Cette jurisprudence évitera donc des allongements de procédure dus à la nécessité d’interroger à nouveau le spécialiste sur la durée du besoin quotidien en assistance.
Elle suppose également, de la part de la victime et/ou de son conseil, une réelle discipline dans la constitution du dossier.
Établir la réalité d’un besoin en assistance par une tierce personne peut être relativement facile, mais en fixer la quotité sera parfois plus complexe.
Il conviendra donc de s’entourer d’avis d’experts, d’attestations et de tous autres documents de nature à établir cette durée quotidienne pour permettre au juge de se prononcer.
II- Sur l’indemnisation de la victime assistée gratuitement
La difficulté que présente l’indemnisation de la victime qui se fait aider par un membre de sa famille ou par un tiers qui intervient gracieusement est que ce poste d’assistance par une tierce personne ne représente aucun coût financier.
Par conséquent, certains considéraient qu’à ce titre, aucune indemnisation n’était due.
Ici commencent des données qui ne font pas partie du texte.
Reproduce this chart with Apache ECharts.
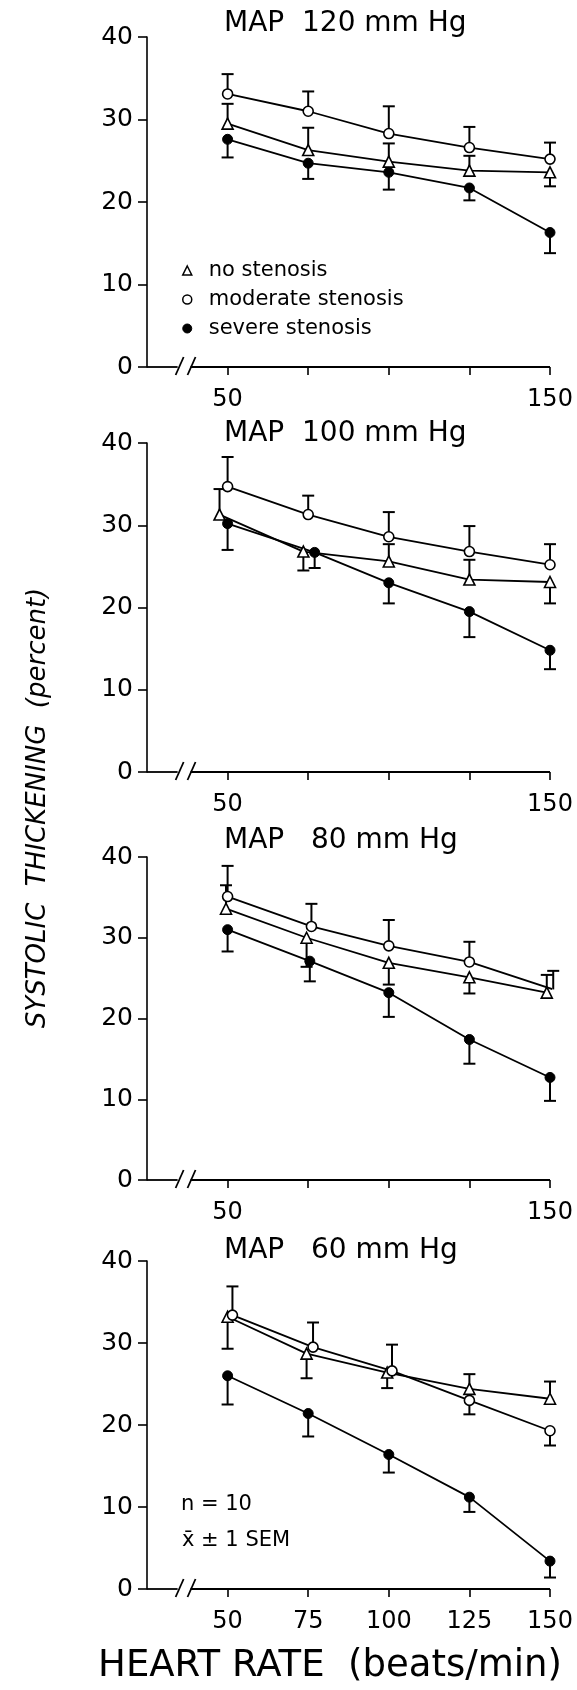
<!DOCTYPE html>
<html><head><meta charset="utf-8">
<script src="https://cdn.jsdelivr.net/npm/echarts@6/dist/echarts.min.js"></script>
<style>html,body{margin:0;padding:0;background:#fff}#c{width:577px;height:1690px}</style>
</head><body><div id="c"></div>
<script>
// ---- data ----
const panelTitles = ['MAP  120 mm Hg', 'MAP  100 mm Hg', 'MAP   80 mm Hg', 'MAP   60 mm Hg'];
const heartRateTicks = [50, 75, 100, 125, 150];
const tickLabelsUpper = [50, 150];
const tickLabelsBottom = [50, 75, 100, 125, 150];
const seriesNames = ['no stenosis', 'moderate stenosis', 'severe stenosis'];

// x positions as plotted (small offsets as drawn in the figure)
const noneX = [[50,75,100,125,150],[47.5,73.5,100,125,150],[49.5,74.5,100,125,149],[50,74.5,99.5,125,150]];
const noneY = [[29.5,26.3,24.9,23.8,23.6],[31.3,26.8,25.6,23.4,23.1],[33.6,30.0,26.9,25.1,23.2],[33.2,28.7,26.4,24.4,23.2]];
const noneSem = [[2.4,2.7,2.2,1.8,-1.7],[3.1,-2.3,2.1,2.4,-2.6],[2.9,-3.6,-2.7,-2.0,2.2],[-3.9,-3.0,-1.9,1.8,2.1]];

const modX = [[50,75,100,125,150],[50,75,100,125,150],[50,76,100,125,151],[51.5,76.5,101,125,150]];
const modY = [[33.1,31.0,28.3,26.6,25.2],[34.7,31.3,28.6,26.8,25.2],[35.1,31.4,29.0,27.0,23.6],[33.4,29.5,26.6,23.0,19.3]];
const modSem = [[2.4,2.4,3.3,2.5,2.0],[3.6,2.3,3.0,3.1,2.5],[3.8,2.8,3.2,2.5,2.3],[3.5,3.0,3.2,-1.7,-1.8]];

const sevX = [[50,75,100,125,150],[50,77,100,125,150],[50,75.5,100,125,150],[50,75,100,125,150]];
const sevY = [[27.6,24.7,23.6,21.7,16.3],[30.2,26.7,23.0,19.5,14.8],[31.0,27.1,23.2,17.4,12.7],[26.0,21.4,16.4,11.2,3.4]];
const sevSem = [[-2.2,-1.9,-2.1,-1.5,-2.5],[-3.2,-1.9,-2.5,-3.1,-2.3],[-2.7,-2.5,-3.0,-3.0,-2.9],[-3.5,-2.8,-2.2,-1.8,-2.0]];

// ---- layout ----
const FONT = 'DejaVu Sans';
const gridTops = [37, 443, 857, 1261];
const gridHeights = [330, 329, 323, 328];
const X_MIN = 25, X_MAX = 150;
const BREAK_LO = 34.5, BREAK_HI = 38.5;

const chart = echarts.init(document.getElementById('c'), null, {renderer: 'canvas'});

const grids = [], xAxes = [], yAxes = [], series = [], titles = [];

const symbolDefs = [
  {symbol: 'triangle', size: 11, itemStyle: {color: '#fff', borderColor: '#000', borderWidth: 1.6}},
  {symbol: 'circle', size: 10, itemStyle: {color: '#fff', borderColor: '#000', borderWidth: 1.6}},
  {symbol: 'circle', size: 10, itemStyle: {color: '#000', borderColor: '#000', borderWidth: 1}}
];

function errRender(params, api) {
  const x = api.value(0), y = api.value(1), s = api.value(2);
  const p0 = api.coord([x, y]);
  const p1 = api.coord([x, y + s]);
  const hw = 6;
  const st = {stroke: '#000', lineWidth: 2};
  return {type: 'group', children: [
    {type: 'line', shape: {x1: p0[0], y1: p0[1], x2: p1[0], y2: p1[1]}, style: st},
    {type: 'line', shape: {x1: p1[0] - hw, y1: p1[1], x2: p1[0] + hw, y2: p1[1]}, style: st}
  ]};
}

function axisBreakRender(params, api) {
  const a = api.coord([X_MIN, 0]);
  const b1 = api.coord([BREAK_LO, 0]);
  const b2 = api.coord([BREAK_HI, 0]);
  const e = api.coord([X_MAX, 0]);
  const st = {stroke: '#000', lineWidth: 1.8};
  const y = a[1];
  const slash = (cx) => ({type: 'line', shape: {x1: cx - 4, y1: y + 8, x2: cx + 4, y2: y - 10}, style: st});
  return {type: 'group', children: [
    {type: 'line', shape: {x1: a[0], y1: y, x2: b1[0], y2: y}, style: st},
    {type: 'line', shape: {x1: b2[0], y1: y, x2: e[0], y2: y}, style: st},
    slash(b1[0] + 2),
    slash(b2[0] + 1)
  ]};
}

for (let i = 0; i < 4; i++) {
  grids.push({left: 147, right: 27, top: gridTops[i], height: gridHeights[i], containLabel: false});
  xAxes.push({
    type: 'value', gridIndex: i, min: X_MIN, max: X_MAX, interval: 25,
    axisLine: {show: false},
    axisTick: {show: true, length: 8, customValues: heartRateTicks, lineStyle: {color: '#000', width: 1.6}},
    axisLabel: {show: true, customValues: i === 3 ? tickLabelsBottom : tickLabelsUpper, color: '#000',
      fontFamily: FONT, fontSize: 24, margin: 21},
    splitLine: {show: false}
  });
  yAxes.push({
    type: 'value', gridIndex: i, min: 0, max: 40, interval: 10,
    axisLine: {show: true, lineStyle: {color: '#000', width: 1.6}},
    axisTick: {show: true, length: 9, lineStyle: {color: '#000', width: 1.6}},
    axisLabel: {color: '#000', fontFamily: FONT, fontSize: 25, margin: 14},
    splitLine: {show: false}
  });
  titles.push({text: panelTitles[i], left: 224, top: [10, 420, 827, 1237][i], padding: 0,
    textStyle: {fontFamily: FONT, fontSize: 28, fontWeight: 'normal', color: '#000'}});

  const groups = [[noneX, noneY, noneSem], [modX, modY, modSem], [sevX, sevY, sevSem]];
  groups.forEach((g, k) => {
    const xs = g[0][i], ys = g[1][i], ss = g[2][i];
    series.push({
      type: 'custom', name: seriesNames[k], xAxisIndex: i, yAxisIndex: i, z: 1,
      renderItem: errRender, clip: false, silent: true,
      data: xs.map((x, j) => [x, ys[j], ss[j]])
    });
    series.push({
      type: 'line', name: seriesNames[k], xAxisIndex: i, yAxisIndex: i, z: 3,
      symbol: symbolDefs[k].symbol, symbolSize: symbolDefs[k].size,
      itemStyle: symbolDefs[k].itemStyle,
      lineStyle: {color: '#000', width: 1.8},
      showAllSymbol: true, animation: false,
      data: xs.map((x, j) => [x, ys[j]])
    });
  });
  series.push({
    type: 'custom', xAxisIndex: i, yAxisIndex: i, z: 2, clip: false, silent: true,
    renderItem: axisBreakRender, data: [[X_MIN, 0]]
  });
}

titles.push({text: 'n = 10', left: 181, top: 1494, padding: 0,
  textStyle: {fontFamily: FONT, fontSize: 21, fontWeight: 'normal', color: '#000'}});
titles.push({text: 'x\u0304 \u00b1 1 SEM', left: 182, top: 1530, padding: 0,
  textStyle: {fontFamily: FONT, fontSize: 21, fontWeight: 'normal', color: '#000'}});

chart.setOption({
  animation: false,
  backgroundColor: '#fff',
  title: titles,
  legend: {
    orient: 'vertical', left: 177, top: 255, itemWidth: 9, itemHeight: 9, itemGap: 8,
    textStyle: {fontFamily: FONT, fontSize: 21, color: '#000', padding: [0, 0, 0, 12]},
    selectedMode: false,
    data: [
      {name: seriesNames[0], icon: 'triangle', itemStyle: {color: '#fff', borderColor: '#000', borderWidth: 1.5}},
      {name: seriesNames[1], icon: 'circle', itemStyle: {color: '#fff', borderColor: '#000', borderWidth: 1.5}},
      {name: seriesNames[2], icon: 'circle', itemStyle: {color: '#000', borderColor: '#000', borderWidth: 1}}
    ]
  },
  graphic: [
    {type: 'text', rotation: Math.PI / 2, x: 38, y: 808,
      style: {text: 'SYSTOLIC  THICKENING  (percent)', fontFamily: FONT, fontSize: 26, fontStyle: 'italic',
        fill: '#000', align: 'center', verticalAlign: 'middle'}},
    {type: 'text', x: 330, y: 1666,
      style: {text: 'HEART RATE  (beats/min)', fontFamily: FONT, fontSize: 37,
        fill: '#000', align: 'center', verticalAlign: 'middle'}}
  ],
  grid: grids, xAxis: xAxes, yAxis: yAxes, series: series
});
</script></body></html>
Seule la personne fournissant l’aide pouvait demander une réparation pour le temps passé à s’occuper de la victime.
Ce n’est donc pas la victime qui avait droit à l’indemnisation mais la tierce personne en guise de "salaire" ou en tout cas de compensation.
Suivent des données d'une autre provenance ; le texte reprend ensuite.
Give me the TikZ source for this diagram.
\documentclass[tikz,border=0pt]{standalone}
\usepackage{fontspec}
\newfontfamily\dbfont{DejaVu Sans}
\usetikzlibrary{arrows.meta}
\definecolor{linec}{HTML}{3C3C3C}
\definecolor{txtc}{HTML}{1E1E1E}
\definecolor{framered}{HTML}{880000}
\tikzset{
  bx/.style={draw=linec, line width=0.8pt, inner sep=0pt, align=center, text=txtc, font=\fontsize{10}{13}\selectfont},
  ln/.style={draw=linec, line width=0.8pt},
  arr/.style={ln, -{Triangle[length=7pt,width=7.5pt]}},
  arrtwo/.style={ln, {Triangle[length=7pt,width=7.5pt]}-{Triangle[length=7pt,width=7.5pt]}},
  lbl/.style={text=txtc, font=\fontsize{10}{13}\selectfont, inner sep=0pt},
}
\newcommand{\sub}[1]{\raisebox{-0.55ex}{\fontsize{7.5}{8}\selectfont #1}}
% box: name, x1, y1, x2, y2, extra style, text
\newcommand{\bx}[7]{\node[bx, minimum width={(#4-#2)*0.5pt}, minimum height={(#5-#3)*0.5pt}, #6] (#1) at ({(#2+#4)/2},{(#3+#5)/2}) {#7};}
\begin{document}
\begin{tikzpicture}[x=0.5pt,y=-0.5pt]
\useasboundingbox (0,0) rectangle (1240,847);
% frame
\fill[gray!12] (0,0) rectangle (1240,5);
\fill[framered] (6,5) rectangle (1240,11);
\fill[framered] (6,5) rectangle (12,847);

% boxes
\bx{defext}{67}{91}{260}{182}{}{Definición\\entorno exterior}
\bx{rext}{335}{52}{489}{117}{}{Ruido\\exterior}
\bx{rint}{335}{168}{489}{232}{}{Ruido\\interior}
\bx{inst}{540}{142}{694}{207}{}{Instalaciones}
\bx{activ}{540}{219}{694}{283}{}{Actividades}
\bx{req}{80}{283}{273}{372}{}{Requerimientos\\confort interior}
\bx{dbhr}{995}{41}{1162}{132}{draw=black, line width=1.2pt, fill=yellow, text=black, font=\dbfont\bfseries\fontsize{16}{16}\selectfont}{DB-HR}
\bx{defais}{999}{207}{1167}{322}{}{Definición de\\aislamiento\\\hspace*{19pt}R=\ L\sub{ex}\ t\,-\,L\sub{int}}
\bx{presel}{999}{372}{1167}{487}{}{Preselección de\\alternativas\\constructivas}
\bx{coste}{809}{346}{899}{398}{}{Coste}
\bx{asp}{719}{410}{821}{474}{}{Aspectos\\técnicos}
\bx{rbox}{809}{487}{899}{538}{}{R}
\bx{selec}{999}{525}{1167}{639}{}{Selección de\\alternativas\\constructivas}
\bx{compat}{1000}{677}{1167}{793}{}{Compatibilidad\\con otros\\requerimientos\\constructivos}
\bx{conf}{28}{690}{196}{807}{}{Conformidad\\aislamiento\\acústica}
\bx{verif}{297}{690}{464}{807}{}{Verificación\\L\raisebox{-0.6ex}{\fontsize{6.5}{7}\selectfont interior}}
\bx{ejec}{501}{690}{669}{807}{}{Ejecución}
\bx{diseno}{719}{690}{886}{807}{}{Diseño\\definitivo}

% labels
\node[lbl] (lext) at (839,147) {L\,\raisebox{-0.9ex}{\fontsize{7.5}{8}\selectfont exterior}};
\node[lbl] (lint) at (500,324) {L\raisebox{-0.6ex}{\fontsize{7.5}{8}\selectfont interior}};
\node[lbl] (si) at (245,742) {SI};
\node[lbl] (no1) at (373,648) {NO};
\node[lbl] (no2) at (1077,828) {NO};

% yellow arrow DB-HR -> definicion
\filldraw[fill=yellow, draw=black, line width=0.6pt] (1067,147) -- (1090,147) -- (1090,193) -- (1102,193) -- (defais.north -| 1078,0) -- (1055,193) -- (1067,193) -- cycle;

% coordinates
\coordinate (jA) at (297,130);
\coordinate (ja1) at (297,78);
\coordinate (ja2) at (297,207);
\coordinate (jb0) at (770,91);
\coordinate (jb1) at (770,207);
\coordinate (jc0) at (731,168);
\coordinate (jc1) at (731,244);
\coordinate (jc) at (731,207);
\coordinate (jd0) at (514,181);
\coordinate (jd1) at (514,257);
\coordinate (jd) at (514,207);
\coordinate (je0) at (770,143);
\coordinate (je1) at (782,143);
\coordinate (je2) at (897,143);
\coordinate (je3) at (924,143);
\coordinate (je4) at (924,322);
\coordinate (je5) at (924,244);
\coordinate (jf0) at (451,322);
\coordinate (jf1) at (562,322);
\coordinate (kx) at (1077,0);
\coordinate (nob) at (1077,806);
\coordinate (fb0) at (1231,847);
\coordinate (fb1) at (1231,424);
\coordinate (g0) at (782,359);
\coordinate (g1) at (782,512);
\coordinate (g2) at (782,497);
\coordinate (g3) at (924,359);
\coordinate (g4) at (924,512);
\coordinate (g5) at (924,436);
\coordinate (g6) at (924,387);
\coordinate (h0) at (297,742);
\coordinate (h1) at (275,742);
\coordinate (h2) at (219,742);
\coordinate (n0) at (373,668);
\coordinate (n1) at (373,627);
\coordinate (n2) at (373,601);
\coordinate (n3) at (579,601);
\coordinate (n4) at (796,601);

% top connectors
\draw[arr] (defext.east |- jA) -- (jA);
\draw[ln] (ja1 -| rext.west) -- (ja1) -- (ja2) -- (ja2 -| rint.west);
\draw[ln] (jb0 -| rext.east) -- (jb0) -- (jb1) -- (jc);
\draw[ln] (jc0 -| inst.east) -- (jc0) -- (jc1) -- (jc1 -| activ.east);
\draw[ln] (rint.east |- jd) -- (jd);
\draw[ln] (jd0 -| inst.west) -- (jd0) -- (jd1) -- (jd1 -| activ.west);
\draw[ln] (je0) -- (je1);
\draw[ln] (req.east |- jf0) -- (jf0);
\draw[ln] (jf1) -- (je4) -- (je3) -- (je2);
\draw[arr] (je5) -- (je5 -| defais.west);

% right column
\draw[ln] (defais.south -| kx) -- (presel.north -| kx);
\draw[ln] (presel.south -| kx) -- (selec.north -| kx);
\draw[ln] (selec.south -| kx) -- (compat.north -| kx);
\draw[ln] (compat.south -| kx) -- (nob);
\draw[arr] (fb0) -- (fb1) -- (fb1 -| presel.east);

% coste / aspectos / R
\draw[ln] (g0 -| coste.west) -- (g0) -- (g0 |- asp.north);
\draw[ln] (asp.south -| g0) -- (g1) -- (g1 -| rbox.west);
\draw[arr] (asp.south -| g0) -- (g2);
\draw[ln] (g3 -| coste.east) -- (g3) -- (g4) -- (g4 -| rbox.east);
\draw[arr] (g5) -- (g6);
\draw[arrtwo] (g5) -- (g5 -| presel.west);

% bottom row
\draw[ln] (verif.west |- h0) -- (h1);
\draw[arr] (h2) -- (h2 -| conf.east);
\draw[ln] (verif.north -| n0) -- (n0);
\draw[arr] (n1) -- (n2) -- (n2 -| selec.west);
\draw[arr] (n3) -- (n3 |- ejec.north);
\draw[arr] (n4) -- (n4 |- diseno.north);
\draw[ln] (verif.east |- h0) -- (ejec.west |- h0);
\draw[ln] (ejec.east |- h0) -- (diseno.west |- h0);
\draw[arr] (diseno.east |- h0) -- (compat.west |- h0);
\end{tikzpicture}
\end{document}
Par un arrêt du 22 février 2010 (n°313333, mentionné aux tables) le Conseil d’Etat a rappelé que « lorsque, au nombre des conséquences dommageables d’un accident engageant la responsabilité d’une personne publique, figure la nécessité pour la victime de recourir à l’assistance d’une tierce personne à domicile pour les actes de la vie courante, la circonstance que cette assistance serait assurée par un membre de sa famille est, par elle-même, sans incidence sur le droit de la victime à en être indemnisée ».
Il a par ailleurs reprécisé que « le principe de la réparation intégrale du préjudice impose que les frais liés à l’assistance à domicile de la victime par une tierce personne, alors même qu’elle serait assurée par un membre de sa famille, soient évalués à une somme qui ne saurait être inférieure au montant du salaire minimum augmenté des charges sociales, appliqué à une durée journalière, dans le respect des règles du droit du travail » (voir CE, 30 mars 2011, n°341222).
Par conséquent, non seulement la victime elle-même dispose du droit à indemnisation alors même qu’elle n’aurait rien payé ; mais en outre, cette indemnisation doit alors être au moins égale au salaire minimum augmenté des charges sociales.
En outre, l’indemnisation doit être faite dans le respect des règles du droit du travail ce qui signifie que le calcul du besoin doit prendre en considération les 5 semaines de congés par an auquel le salarié aurait droit et donc le salaire du remplaçant qui devra être embauché ; le cas échéant, on doit calculer le surcoût du tarif de nuit, prendre en compte le tarif pour le travail dominical ou les jours fériés…
Pour les arrérages – période qui s’est écoulée entre le fait générateur et la consolidation de l’état de santé – la victime peut donc obtenir le versement de sommes importantes.
Avec ces dernières jurisprudences, les droits des victimes en matière d’indemnisation gagnent du terrain, mais cela oblige à une attention accrue sur les calculs à réaliser et les pièces à fournir.